▸ STATED GOAL:
Each line in the entries below that holds the string "this" is to be listed.

--- Begin WORKING DATA ---

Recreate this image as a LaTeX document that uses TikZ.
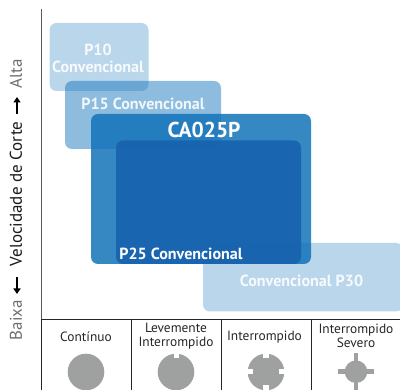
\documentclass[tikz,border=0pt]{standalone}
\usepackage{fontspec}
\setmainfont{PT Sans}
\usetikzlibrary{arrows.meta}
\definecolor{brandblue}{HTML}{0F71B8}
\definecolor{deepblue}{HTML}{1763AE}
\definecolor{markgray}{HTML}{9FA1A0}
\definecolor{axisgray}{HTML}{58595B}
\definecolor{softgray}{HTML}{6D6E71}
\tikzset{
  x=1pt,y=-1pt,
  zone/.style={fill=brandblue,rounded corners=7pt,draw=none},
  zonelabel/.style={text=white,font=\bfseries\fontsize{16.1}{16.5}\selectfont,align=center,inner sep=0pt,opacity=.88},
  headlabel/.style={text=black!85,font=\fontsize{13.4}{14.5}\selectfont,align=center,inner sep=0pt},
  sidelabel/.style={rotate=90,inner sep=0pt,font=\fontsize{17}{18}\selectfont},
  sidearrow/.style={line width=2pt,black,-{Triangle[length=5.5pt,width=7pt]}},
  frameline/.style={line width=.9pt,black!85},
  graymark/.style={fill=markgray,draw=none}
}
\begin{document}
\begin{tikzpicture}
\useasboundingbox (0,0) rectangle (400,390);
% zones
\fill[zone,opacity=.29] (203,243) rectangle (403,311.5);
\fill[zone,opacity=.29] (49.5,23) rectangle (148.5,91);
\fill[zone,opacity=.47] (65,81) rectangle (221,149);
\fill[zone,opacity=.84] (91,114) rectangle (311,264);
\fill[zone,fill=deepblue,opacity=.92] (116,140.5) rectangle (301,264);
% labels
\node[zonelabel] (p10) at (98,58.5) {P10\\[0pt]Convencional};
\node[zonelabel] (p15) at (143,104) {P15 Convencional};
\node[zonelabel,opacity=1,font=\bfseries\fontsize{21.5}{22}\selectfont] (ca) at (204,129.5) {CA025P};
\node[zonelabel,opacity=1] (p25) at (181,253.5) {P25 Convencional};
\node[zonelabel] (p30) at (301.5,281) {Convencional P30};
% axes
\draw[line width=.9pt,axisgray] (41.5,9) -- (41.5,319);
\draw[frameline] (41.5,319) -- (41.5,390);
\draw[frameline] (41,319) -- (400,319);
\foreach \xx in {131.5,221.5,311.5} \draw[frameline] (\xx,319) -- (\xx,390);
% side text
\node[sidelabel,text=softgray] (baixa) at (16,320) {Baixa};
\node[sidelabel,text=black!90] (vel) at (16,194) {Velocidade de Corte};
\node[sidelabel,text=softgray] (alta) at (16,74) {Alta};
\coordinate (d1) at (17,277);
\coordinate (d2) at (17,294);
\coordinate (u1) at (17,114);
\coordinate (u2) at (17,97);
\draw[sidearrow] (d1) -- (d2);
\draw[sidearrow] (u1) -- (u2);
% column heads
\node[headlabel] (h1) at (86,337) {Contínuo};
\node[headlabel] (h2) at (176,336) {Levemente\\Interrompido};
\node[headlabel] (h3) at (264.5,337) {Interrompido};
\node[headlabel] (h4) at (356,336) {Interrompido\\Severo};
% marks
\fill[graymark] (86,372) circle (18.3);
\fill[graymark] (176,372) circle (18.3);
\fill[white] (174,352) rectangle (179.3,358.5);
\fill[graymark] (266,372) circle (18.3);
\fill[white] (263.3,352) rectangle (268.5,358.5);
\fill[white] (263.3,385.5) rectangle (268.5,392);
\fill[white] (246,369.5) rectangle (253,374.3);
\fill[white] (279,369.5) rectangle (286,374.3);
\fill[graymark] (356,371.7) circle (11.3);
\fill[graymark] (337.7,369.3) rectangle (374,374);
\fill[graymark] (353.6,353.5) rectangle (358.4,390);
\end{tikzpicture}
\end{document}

--- End WORKING DATA ---
--- Begin WORKING DATA ---

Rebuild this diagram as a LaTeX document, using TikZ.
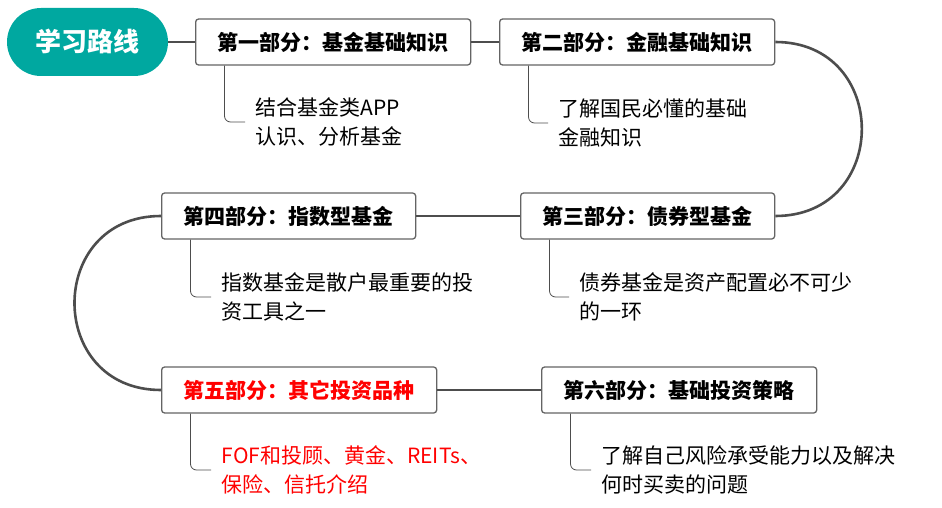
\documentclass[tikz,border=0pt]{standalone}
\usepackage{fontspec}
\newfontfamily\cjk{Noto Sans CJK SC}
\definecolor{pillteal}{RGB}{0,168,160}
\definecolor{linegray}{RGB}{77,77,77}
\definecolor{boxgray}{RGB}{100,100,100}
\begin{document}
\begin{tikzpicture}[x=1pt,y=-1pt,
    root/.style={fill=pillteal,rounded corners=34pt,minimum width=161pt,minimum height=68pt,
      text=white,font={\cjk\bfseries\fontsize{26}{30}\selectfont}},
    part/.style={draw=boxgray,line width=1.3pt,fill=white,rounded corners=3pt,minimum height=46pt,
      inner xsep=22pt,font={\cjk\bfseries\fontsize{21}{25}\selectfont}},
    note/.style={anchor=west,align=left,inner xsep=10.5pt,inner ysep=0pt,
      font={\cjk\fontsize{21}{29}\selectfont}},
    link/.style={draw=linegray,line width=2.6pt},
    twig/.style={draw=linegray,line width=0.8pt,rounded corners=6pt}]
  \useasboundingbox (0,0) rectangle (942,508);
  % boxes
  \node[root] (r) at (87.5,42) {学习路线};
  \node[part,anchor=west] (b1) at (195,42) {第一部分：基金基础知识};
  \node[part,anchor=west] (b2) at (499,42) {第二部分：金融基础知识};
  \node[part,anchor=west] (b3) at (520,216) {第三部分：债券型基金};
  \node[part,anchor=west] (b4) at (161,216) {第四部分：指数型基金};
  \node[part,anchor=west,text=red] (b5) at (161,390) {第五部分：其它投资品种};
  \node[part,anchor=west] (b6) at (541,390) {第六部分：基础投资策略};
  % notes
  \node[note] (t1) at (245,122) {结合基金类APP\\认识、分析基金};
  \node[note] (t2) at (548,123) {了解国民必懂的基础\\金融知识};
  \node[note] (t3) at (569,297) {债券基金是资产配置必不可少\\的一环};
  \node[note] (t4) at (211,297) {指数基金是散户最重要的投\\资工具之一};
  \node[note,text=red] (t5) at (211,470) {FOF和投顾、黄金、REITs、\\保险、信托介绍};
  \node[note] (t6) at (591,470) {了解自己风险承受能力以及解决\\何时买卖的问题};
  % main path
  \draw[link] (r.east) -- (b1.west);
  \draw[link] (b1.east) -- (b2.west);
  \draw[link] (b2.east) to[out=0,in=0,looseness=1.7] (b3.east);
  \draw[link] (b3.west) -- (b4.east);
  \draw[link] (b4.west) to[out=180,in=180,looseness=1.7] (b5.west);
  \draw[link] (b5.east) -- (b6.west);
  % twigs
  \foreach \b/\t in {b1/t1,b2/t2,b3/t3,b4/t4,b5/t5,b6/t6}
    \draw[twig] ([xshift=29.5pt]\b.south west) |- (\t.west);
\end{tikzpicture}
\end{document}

--- End WORKING DATA ---
--- Begin WORKING DATA ---

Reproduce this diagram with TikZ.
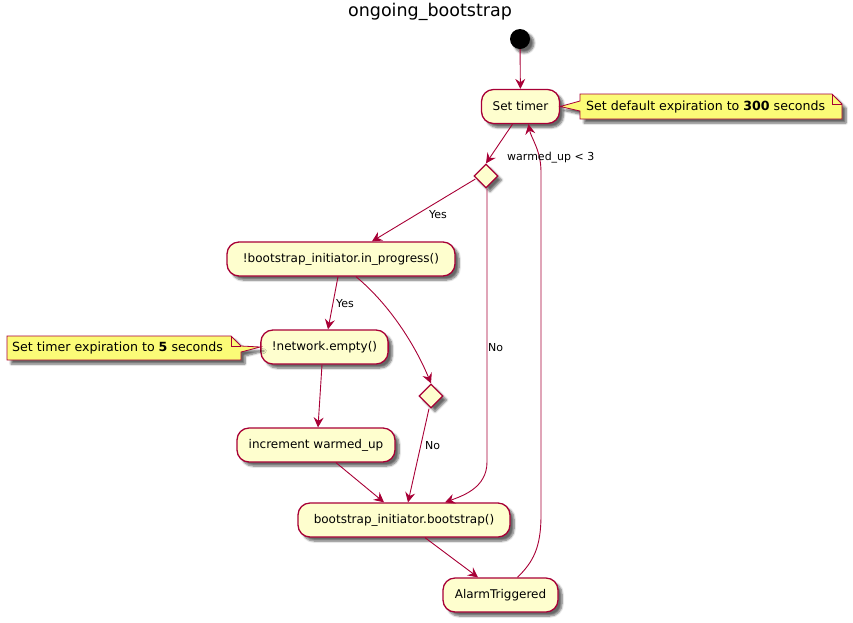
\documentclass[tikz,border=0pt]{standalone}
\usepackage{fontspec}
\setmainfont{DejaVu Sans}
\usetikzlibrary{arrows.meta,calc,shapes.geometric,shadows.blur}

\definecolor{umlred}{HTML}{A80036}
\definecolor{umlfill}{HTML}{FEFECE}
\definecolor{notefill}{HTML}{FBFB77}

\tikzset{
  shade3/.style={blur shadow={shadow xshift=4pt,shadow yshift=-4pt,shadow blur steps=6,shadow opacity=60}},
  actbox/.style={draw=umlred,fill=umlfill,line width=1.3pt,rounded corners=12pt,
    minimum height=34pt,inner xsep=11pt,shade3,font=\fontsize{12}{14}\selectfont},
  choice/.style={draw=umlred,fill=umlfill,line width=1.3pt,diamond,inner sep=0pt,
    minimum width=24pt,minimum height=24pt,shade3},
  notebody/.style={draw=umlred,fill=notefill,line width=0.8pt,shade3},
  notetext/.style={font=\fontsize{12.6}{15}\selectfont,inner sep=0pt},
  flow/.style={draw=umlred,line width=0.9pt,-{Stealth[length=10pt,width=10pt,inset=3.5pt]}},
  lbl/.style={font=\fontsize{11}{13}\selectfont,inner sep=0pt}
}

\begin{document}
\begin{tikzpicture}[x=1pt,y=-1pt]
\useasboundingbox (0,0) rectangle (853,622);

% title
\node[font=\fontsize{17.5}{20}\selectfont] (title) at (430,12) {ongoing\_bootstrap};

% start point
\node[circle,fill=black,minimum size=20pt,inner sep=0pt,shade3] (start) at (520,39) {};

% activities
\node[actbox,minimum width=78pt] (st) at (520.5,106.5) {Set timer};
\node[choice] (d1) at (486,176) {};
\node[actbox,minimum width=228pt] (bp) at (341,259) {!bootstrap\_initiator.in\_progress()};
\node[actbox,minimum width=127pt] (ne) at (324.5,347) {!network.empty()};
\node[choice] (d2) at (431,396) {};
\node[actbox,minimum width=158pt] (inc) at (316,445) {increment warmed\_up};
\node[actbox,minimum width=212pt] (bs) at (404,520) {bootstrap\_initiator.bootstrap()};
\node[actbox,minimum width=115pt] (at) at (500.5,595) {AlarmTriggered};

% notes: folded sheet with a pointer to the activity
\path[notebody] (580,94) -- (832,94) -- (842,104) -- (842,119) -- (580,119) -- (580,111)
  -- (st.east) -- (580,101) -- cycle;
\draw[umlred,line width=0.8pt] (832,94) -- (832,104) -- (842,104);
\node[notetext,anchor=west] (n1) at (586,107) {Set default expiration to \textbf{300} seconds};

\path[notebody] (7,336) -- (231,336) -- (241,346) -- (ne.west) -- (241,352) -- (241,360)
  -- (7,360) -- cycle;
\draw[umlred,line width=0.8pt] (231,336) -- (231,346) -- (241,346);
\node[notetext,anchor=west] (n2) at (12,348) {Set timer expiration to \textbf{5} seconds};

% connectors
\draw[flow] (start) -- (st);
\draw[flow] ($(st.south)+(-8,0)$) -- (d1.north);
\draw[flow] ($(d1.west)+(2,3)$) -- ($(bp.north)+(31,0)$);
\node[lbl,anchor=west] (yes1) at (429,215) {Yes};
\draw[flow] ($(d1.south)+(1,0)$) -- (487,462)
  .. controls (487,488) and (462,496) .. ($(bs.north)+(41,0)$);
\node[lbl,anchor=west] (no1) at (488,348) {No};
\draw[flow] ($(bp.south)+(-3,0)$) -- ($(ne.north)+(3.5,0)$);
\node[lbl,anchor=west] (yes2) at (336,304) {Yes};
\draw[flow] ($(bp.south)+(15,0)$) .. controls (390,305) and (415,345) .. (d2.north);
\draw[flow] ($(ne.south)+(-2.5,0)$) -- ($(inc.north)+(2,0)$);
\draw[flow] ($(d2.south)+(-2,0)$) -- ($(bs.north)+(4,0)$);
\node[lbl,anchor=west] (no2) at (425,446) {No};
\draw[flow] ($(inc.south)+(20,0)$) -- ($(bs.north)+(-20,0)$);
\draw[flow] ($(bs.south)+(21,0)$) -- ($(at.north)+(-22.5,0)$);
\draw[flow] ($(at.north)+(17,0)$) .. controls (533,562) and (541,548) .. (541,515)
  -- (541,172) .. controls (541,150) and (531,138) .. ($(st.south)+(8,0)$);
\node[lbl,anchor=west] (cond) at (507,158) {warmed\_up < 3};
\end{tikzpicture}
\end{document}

--- End WORKING DATA ---

▸ EXPECTED ANSWER:
Recreate this image as a LaTeX document that uses TikZ.
Rebuild this diagram as a LaTeX document, using TikZ.
Reproduce this diagram with TikZ.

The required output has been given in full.